Sold by her parents and smuggled into the U.S., one young girl did a family's dirty work for two years. And then help arrived.

By Mary A. Fischer
Also in Reader's Digest Magazine May 2008

Law and Order
The United States started a program in 2000 to crack down on human trafficking and began ranking countries according to their willingness to eradicate the practice. In the most recent ranking, Egypt ended up just above the lowest tier. With urging from the United Nations, more than 100 countries have, in the past five years, passed or amended laws making human trafficking a crime. The State Department has also stepped up efforts to identify, investigate, and prosecute the crime domestically.
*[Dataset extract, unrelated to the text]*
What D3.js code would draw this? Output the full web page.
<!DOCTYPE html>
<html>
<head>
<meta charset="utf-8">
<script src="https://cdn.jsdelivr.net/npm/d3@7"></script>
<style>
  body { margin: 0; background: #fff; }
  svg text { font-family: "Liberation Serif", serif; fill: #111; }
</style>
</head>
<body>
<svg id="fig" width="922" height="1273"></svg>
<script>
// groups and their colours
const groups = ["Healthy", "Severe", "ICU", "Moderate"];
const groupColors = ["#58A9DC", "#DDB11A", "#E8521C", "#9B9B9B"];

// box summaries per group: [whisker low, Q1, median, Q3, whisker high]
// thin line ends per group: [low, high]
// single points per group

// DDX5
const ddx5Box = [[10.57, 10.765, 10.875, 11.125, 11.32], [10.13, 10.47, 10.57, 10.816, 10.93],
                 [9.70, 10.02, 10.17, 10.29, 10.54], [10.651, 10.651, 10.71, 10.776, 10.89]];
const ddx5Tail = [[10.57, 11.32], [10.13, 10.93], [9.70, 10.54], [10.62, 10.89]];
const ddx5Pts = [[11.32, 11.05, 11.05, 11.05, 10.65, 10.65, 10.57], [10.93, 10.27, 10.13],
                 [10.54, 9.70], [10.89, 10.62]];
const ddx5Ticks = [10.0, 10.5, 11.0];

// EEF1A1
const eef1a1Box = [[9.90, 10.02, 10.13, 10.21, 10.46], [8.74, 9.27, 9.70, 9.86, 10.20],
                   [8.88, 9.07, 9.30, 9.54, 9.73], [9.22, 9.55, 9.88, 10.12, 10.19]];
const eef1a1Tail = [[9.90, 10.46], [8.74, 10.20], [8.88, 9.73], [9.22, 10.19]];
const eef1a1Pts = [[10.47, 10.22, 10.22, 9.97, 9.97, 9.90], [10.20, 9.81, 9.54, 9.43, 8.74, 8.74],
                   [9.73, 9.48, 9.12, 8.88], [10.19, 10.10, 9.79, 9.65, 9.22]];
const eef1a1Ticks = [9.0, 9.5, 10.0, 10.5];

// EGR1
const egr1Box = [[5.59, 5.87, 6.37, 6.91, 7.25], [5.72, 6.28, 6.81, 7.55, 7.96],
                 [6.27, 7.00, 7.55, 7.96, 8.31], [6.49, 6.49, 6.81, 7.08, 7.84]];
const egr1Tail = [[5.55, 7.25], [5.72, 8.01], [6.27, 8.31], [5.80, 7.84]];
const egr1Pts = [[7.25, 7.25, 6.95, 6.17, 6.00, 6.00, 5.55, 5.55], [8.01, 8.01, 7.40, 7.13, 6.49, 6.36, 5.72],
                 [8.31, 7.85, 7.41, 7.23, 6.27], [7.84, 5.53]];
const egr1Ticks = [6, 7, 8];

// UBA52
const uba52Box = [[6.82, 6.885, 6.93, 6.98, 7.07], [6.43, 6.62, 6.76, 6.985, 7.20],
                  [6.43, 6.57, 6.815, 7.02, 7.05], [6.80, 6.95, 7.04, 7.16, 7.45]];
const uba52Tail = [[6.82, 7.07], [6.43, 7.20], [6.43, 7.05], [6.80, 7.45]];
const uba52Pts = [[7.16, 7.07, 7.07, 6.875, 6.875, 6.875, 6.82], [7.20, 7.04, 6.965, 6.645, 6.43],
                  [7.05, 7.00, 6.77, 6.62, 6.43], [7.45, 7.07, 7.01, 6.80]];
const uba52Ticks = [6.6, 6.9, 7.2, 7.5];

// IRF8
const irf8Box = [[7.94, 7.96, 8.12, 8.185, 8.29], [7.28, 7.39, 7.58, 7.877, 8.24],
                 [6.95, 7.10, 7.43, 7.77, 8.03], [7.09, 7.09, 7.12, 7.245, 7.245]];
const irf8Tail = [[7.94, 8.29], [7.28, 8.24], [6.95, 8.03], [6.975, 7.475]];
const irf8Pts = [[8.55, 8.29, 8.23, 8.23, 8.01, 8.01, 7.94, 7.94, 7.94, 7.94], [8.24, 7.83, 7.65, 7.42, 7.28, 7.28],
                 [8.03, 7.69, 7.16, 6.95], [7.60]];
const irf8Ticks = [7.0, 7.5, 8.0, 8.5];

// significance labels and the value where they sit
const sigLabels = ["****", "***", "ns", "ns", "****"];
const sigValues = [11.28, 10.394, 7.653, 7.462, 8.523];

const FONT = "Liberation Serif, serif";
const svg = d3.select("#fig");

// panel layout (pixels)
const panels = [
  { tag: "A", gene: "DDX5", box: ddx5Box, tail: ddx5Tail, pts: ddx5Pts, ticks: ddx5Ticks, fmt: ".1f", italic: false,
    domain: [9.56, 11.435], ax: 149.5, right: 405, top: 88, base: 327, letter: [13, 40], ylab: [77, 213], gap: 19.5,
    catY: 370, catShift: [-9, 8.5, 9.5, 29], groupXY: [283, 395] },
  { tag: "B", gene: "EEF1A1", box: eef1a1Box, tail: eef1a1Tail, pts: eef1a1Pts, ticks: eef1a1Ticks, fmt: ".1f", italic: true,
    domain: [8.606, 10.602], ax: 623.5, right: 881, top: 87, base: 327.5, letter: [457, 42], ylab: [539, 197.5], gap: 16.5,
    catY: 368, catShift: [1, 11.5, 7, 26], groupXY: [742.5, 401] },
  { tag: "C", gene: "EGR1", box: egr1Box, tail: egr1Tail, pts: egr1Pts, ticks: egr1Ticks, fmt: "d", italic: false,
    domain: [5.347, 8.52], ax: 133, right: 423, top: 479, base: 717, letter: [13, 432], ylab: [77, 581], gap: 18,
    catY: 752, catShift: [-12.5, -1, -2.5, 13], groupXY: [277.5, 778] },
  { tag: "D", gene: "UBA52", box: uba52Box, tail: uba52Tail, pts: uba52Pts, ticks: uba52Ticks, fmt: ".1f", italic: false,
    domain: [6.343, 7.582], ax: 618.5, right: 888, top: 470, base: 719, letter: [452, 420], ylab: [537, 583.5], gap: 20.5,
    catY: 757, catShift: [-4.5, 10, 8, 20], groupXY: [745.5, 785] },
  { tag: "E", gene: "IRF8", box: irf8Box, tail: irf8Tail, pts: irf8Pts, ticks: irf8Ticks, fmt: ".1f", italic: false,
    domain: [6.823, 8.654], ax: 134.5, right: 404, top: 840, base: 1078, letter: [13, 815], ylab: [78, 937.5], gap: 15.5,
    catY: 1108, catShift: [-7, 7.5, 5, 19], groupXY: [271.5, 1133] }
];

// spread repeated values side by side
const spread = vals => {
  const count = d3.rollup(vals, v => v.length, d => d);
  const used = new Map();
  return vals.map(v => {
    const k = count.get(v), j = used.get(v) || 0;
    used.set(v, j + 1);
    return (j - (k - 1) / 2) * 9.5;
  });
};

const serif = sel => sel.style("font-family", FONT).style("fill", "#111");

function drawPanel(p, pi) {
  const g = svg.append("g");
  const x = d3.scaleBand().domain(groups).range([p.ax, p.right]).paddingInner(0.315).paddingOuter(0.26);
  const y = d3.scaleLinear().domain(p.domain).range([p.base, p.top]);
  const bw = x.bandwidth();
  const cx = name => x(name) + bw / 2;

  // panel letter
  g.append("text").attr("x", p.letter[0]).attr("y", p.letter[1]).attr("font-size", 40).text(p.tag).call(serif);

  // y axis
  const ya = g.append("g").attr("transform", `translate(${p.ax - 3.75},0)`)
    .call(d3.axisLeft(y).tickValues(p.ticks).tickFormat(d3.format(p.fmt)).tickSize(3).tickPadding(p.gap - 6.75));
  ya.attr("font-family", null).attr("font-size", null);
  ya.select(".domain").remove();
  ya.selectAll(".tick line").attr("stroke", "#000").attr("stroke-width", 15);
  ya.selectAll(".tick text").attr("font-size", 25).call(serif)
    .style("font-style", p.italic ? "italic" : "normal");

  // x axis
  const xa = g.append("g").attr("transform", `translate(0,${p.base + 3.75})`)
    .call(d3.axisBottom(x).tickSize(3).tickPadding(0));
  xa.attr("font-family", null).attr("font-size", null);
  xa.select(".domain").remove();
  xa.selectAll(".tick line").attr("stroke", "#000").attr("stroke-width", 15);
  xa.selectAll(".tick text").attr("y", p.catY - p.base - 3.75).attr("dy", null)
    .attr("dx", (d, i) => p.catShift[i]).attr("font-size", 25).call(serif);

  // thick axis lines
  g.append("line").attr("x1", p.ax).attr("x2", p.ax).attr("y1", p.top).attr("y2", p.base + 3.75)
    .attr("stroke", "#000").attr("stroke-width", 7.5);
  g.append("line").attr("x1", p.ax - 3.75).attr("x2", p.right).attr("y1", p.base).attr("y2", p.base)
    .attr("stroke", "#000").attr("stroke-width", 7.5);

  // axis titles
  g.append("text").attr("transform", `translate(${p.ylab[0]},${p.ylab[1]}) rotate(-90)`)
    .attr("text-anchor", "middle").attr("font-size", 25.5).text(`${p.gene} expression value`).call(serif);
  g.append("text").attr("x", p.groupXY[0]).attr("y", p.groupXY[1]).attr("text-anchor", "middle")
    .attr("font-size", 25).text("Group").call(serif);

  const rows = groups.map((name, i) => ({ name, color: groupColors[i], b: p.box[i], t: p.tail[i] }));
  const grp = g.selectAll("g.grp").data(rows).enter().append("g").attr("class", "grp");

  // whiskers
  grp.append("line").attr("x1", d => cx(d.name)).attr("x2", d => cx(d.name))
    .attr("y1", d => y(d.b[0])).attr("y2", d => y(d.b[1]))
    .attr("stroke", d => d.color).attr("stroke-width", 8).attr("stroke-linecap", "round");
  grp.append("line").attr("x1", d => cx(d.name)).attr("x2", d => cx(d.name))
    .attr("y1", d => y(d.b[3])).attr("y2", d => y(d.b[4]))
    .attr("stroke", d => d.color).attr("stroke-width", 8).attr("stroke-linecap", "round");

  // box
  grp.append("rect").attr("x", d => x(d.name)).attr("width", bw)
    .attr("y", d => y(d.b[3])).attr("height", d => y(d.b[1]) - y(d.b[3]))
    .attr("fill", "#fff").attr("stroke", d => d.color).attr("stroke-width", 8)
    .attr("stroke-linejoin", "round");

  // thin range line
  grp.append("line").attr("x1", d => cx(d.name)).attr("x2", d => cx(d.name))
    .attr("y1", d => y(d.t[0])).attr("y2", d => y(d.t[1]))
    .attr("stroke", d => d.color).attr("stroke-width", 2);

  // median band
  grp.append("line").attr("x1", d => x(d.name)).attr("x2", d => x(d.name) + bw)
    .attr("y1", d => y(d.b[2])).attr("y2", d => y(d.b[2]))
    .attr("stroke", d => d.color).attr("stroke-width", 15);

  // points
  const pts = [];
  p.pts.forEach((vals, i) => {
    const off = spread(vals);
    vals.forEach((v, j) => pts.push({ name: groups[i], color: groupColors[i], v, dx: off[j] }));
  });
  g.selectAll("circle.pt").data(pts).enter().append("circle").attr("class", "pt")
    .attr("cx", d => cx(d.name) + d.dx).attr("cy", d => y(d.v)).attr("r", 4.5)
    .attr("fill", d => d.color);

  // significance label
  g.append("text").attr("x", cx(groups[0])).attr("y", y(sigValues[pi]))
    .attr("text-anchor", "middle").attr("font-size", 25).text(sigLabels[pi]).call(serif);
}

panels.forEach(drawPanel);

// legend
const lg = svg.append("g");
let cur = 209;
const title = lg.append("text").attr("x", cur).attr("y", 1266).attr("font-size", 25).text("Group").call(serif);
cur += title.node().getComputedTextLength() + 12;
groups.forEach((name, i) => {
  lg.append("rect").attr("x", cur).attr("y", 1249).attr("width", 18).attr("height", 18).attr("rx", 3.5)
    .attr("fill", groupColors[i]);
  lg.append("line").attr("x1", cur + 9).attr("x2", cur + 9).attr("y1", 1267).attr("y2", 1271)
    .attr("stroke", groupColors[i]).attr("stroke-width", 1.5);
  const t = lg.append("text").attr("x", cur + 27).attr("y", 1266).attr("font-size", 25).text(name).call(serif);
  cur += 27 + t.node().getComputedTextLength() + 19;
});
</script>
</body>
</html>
One hundred and eleven people were charged with human trafficking in the U.S. in 2006; 98 were convicted. Shyima Hall’s case was the first one prosecuted in Orange County.
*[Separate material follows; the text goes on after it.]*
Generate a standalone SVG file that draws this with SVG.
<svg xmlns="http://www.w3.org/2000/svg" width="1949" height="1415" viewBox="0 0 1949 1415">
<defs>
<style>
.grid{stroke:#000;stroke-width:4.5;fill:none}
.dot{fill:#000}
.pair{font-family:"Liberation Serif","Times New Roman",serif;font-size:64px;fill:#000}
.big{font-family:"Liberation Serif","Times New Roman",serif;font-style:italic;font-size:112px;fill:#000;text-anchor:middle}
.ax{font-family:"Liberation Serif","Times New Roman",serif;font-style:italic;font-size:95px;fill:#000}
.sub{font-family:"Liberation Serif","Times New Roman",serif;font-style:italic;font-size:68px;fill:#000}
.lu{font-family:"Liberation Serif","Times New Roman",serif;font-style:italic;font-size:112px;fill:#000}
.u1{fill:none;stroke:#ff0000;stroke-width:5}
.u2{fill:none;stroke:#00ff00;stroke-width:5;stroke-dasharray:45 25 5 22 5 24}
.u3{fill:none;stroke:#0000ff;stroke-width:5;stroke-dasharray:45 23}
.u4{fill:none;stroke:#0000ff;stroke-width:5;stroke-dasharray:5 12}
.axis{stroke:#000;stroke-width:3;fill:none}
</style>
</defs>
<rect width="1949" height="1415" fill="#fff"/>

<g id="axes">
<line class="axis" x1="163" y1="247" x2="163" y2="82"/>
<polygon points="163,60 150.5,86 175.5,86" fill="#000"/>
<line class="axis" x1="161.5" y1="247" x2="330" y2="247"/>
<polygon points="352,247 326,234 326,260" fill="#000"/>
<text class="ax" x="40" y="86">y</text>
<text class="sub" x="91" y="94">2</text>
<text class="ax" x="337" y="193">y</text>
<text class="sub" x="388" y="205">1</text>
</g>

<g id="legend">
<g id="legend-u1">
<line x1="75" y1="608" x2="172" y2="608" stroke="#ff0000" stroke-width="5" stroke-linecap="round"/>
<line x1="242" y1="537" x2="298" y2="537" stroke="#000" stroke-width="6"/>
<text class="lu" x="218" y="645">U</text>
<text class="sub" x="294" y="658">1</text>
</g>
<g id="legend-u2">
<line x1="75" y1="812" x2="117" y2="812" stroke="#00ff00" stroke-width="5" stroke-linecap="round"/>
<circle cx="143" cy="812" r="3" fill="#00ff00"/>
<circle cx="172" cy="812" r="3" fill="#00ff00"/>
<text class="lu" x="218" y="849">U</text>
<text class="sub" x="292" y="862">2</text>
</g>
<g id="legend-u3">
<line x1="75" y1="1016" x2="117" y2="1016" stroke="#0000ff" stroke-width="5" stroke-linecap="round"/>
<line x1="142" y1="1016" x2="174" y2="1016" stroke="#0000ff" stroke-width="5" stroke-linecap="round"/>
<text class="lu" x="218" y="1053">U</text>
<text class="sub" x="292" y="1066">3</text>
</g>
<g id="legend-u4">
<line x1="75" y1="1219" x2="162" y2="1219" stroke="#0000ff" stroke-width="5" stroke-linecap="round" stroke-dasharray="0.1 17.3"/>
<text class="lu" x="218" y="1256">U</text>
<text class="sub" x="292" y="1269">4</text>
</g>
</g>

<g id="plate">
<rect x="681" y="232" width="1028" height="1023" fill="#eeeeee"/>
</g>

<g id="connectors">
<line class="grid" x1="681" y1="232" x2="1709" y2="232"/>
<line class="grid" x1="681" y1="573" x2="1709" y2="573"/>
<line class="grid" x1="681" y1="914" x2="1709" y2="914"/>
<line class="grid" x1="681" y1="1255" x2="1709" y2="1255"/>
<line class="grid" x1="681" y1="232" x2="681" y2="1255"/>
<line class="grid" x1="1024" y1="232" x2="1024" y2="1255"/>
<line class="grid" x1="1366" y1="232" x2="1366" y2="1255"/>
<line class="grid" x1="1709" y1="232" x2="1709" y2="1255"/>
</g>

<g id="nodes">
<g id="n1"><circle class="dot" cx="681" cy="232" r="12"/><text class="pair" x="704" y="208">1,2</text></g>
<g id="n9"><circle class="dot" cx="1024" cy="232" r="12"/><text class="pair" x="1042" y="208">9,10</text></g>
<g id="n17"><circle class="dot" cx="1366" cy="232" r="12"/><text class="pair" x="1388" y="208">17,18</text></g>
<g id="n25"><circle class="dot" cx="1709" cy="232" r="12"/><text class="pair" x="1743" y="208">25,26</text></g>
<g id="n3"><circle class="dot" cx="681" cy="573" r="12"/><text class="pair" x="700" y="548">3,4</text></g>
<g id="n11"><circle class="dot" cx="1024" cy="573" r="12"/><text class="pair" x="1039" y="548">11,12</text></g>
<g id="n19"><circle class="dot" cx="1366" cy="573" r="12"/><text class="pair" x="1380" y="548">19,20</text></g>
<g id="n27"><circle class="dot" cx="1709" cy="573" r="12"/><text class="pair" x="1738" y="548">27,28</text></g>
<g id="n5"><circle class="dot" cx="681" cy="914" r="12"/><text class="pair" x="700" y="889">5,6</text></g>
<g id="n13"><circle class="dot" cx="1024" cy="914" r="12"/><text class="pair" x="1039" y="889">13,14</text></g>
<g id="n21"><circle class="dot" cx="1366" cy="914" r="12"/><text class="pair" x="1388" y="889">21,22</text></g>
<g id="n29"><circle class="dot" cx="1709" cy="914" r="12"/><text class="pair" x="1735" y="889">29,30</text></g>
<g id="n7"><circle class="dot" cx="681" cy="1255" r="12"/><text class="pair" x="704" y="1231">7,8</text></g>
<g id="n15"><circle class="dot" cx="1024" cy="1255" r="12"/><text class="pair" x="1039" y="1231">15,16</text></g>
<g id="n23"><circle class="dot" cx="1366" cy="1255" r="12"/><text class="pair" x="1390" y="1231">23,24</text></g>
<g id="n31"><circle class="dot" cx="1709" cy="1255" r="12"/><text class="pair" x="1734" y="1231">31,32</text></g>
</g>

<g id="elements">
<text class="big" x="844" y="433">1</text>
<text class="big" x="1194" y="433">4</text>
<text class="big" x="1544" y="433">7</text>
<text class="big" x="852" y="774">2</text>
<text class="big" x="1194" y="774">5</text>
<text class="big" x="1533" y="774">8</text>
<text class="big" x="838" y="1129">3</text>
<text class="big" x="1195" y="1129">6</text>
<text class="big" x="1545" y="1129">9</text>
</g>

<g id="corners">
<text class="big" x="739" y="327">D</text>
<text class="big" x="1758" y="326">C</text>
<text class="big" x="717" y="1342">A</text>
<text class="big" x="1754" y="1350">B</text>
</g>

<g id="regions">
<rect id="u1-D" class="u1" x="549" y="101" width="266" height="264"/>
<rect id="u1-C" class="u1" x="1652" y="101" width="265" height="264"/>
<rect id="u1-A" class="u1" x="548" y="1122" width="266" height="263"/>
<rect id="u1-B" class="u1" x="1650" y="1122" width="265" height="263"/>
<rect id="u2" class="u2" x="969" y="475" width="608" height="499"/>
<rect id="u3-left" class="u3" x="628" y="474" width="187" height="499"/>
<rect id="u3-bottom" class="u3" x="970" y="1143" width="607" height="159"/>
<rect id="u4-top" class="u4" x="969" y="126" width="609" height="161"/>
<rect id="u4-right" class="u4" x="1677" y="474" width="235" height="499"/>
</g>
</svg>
While on assignment in Sudan, reporter E. Benjamin Skinner met a man who had lived most of his life as a slave. The encounter inspired the new book A Crime So Monstrous: Face-to-Face with Modern-Day Slavery (Free Press), based on Skinner’s five-continent investigation of the human-trafficking trade.

RD: Why do you think slavery still exists?

Skinner: There are pockets around the world where people are absolutely desperate. Criminals will look at an individual with no education, financial resources, or access to credit, and say, “Here’s an opportunity to make money.” Until recently, there’s been little recognition by some countries that slavery still exists within their borders. That attitude contributes to the problem here.

RD: How so?

Skinner: There’s this idea that a domestic worker who’s quiet is probably lacking [immigration] papers, or that somebody on the street dressed a certain way is a prostitute.

A domestic worker who never leaves the house may, in fact, be a trafficked woman, and a prostitute may be a sex slave.

RD: How common is slavery in the U.S.?

Skinner: The low-end State Department estimate of people trafficked into the country annually is 14,500, and there are more than 43,000 slaves at any given time. Overall, about 2 percent get rescued, and the U.S. is one of the best in the world on this.

RD: What can the average citizen do?

Skinner: Victims get out of these situations when individuals say, “Something is wrong here.” So be aware of your neighborhood. Make sure elected officials put modern-day abolition on the American foreign policy agenda. Get involved with groups like Free the Slaves.

RD: What surprised you most about the victims you interviewed?

Skinner: The capacity of human beings to have their humanity ripped away, then rebuild their lives.